> RECORDS SHOWN:
[START]

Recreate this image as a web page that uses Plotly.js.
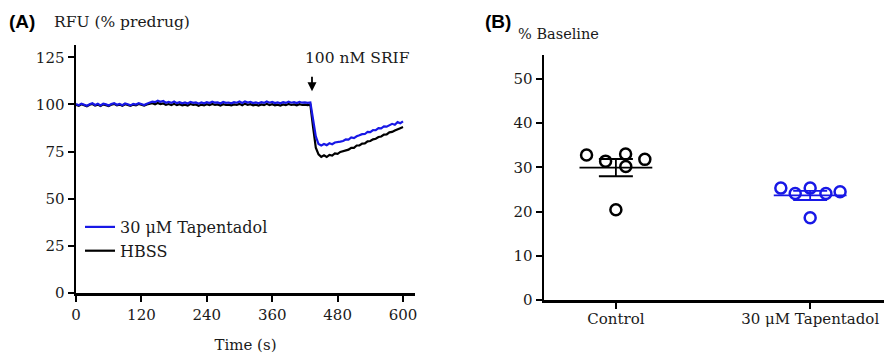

[END]
[START]

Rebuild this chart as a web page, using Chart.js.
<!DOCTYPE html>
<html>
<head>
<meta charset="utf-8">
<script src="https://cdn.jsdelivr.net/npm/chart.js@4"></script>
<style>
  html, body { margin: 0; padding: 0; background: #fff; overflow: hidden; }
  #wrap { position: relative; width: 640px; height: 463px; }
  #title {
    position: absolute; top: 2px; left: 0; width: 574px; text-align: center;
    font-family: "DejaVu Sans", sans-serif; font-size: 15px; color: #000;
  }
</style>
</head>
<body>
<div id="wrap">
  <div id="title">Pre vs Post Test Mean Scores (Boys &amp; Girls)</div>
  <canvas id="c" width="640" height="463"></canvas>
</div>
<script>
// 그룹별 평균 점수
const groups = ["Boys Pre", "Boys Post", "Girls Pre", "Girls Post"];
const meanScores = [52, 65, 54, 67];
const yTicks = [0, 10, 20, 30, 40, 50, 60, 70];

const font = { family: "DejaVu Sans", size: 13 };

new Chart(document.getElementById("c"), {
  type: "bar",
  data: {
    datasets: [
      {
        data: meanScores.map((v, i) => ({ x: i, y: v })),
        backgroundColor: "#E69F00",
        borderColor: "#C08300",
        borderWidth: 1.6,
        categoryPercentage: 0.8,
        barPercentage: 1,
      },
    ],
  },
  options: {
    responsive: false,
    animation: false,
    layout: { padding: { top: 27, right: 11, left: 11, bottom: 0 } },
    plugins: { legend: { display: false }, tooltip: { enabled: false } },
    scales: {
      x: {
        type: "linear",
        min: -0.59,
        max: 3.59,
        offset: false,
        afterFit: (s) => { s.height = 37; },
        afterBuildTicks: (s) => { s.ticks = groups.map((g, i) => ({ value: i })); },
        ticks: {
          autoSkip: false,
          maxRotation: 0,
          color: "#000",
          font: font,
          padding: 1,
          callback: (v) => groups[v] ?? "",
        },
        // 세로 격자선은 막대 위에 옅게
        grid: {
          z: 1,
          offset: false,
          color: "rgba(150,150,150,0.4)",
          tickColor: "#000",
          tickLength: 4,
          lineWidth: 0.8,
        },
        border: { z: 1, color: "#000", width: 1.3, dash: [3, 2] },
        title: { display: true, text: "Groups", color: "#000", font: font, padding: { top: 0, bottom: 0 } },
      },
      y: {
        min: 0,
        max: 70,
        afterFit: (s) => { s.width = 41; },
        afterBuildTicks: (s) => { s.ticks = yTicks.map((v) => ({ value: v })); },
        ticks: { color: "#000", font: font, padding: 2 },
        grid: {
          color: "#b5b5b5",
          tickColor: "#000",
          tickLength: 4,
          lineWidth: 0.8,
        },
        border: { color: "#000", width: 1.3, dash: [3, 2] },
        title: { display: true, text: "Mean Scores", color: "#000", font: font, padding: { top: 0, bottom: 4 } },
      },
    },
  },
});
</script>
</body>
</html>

[END]
[START]

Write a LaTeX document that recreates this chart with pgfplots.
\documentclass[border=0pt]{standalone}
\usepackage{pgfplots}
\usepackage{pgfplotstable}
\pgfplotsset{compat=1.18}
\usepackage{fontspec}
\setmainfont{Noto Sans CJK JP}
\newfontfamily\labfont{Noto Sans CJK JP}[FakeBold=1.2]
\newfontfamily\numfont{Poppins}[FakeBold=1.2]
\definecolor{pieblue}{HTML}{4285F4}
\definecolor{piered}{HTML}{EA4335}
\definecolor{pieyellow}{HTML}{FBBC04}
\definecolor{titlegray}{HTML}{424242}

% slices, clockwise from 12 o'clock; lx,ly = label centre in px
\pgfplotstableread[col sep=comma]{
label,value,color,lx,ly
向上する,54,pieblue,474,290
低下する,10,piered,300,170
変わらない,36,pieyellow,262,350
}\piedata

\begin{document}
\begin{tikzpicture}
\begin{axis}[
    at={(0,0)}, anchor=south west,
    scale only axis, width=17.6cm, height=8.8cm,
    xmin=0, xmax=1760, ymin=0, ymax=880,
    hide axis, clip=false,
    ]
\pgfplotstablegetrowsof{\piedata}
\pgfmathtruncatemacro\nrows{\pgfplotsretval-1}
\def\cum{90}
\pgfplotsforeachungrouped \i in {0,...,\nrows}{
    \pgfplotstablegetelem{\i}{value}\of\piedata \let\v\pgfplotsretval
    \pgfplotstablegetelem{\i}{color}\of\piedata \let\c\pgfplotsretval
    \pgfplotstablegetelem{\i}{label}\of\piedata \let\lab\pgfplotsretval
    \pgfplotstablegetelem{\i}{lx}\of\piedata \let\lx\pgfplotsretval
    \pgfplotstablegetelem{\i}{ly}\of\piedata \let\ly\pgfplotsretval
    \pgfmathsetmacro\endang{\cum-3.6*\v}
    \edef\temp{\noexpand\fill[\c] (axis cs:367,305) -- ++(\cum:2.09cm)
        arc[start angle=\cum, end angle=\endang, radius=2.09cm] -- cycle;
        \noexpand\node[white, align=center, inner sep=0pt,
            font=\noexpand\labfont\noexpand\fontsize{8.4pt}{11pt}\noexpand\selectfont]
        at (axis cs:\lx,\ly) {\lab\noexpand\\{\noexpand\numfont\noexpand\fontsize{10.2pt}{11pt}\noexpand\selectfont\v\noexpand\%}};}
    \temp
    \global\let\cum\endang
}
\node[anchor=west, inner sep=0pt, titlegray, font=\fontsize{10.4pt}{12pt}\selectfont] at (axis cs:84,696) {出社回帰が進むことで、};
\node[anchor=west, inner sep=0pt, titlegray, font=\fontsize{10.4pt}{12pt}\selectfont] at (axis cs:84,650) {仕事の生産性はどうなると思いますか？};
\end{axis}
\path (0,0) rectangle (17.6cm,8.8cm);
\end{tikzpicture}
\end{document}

[END]

> EXERCISE OBJECTIVE:
Look through the entries above; copy every line holding the string "that".

> EXERCISE ANSWER:
Recreate this image as a web page that uses Plotly.js.
Write a LaTeX document that recreates this chart with pgfplots.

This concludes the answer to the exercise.